3. So uncool: In Manila, Phillipines, a group of villagers butchered a whale shark (you know, those gigantic toothless dudes that are super rare?) that was trapped in a fish pen. And the scene was brutal: According to Environmental officer Job Tagle, a dozen people were spotted running from the carcus with knives and basins full of whale shark meat. The owner of the fish pen where the whale shark was stuck said the big guy was DOA, but Tagle believes that, in fact, the creature was killed, due to the number of spear wounds and bullet holes (bullet holes?!) found in its body. Apparently it took ten men to carry off  the 440-pound head, which was buried. Despite the fact that it’s super illegal to kill whale sharks because of their status as extremely endangered, a kilogram of dried fin can fetch up to $800. Except the punishment for killing one can fetch a fine of $230…and four years in prison. Leave a whale shark alone! Here’s a video shot by a whale shark (thanks to a crittercam! I mean, obviously not the part with the dudes riding around in the Jeep, but I’m sure you figured that out)

4. For you literary whale lovers out there, be sure to read this month’s Harper’s–there’s an exerpt from Herman Melville’s Town Ho story!

5. Whales in Wales! 50 volunteers made an 82-foot sand sculpture of a whale at the beach where part of the 1956 film version of Moby Dock starring Gregory Peck as Captain Ahab was shot!

6. In more posi news, Palau, an island in the Pacific, has officially deemed the country’s exclusive economic zone (more than 600,000 square kilometers/230,000 square miles) a sanctuary for sharks and whales. From the article: “Palau, which once supported the Japanese position on commercial whaling, now supports conserving marine mammals, along with sharks and other species. By aiding economic development through ecotourism, Palau recognizes the importance of keeping these species alive and thriving.” Nice!

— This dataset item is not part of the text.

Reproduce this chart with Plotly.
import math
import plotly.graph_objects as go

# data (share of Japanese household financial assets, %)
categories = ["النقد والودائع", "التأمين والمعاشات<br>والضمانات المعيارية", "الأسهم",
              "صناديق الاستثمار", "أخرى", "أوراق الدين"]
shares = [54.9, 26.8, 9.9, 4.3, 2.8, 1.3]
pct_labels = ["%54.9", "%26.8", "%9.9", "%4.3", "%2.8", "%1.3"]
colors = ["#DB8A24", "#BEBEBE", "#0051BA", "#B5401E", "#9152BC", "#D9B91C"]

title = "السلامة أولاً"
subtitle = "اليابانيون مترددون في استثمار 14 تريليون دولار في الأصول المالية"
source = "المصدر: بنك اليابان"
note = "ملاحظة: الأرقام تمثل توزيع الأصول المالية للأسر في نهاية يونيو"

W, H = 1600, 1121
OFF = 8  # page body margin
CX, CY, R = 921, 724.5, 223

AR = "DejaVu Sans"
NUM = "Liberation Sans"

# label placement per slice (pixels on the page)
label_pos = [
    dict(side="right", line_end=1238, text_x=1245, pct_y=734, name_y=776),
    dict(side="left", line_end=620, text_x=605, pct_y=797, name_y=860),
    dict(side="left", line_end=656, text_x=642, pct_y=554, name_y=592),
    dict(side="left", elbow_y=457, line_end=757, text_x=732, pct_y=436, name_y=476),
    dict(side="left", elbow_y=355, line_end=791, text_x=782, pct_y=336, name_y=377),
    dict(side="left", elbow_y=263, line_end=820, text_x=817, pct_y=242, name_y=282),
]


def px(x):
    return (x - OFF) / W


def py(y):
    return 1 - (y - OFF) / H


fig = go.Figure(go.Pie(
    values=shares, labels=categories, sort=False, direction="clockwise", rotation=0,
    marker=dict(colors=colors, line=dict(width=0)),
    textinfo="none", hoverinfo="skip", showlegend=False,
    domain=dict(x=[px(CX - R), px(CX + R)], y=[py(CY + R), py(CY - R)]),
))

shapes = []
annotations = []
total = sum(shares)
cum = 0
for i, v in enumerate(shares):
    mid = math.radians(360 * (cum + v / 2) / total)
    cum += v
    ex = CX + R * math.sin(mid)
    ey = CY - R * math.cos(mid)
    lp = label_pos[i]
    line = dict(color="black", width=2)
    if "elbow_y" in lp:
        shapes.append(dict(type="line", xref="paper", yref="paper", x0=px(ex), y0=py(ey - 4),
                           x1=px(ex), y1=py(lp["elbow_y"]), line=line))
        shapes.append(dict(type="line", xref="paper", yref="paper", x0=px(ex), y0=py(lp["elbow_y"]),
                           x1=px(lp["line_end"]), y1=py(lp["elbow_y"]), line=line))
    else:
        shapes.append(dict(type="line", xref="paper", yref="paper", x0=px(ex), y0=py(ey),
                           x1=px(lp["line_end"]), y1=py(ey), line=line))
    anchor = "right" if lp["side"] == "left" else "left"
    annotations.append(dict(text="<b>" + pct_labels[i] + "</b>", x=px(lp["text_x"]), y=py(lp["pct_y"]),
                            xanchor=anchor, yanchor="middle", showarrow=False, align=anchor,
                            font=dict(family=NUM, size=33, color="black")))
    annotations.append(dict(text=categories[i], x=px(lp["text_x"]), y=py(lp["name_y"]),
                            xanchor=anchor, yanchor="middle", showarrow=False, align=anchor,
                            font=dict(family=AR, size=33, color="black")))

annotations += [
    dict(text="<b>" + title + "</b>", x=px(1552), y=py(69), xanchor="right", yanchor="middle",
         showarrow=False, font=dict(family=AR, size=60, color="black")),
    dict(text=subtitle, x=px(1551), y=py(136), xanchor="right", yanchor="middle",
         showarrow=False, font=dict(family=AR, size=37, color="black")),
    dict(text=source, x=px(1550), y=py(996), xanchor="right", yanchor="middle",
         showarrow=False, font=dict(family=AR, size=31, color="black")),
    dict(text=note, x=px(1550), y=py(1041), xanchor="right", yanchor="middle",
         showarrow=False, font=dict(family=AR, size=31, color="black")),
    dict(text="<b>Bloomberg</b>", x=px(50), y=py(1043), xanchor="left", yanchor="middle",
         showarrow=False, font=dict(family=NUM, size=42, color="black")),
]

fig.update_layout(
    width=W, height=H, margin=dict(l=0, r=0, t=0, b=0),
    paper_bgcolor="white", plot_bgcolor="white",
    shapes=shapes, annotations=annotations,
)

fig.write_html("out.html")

7. I’m so glad this book exists because I’m totally obsessed with Herman Melville’s relationship with Nathaniel Hawthorne, but poor Jay Parini and his weird historical fiction novel about HM that’s partially narrated by Herm’s wife Lizzie gets a pretty luke-warm review (and that’s a generous description) over at the Pittsburgh Post-Gazette. Whatever I’m buying this book immediately.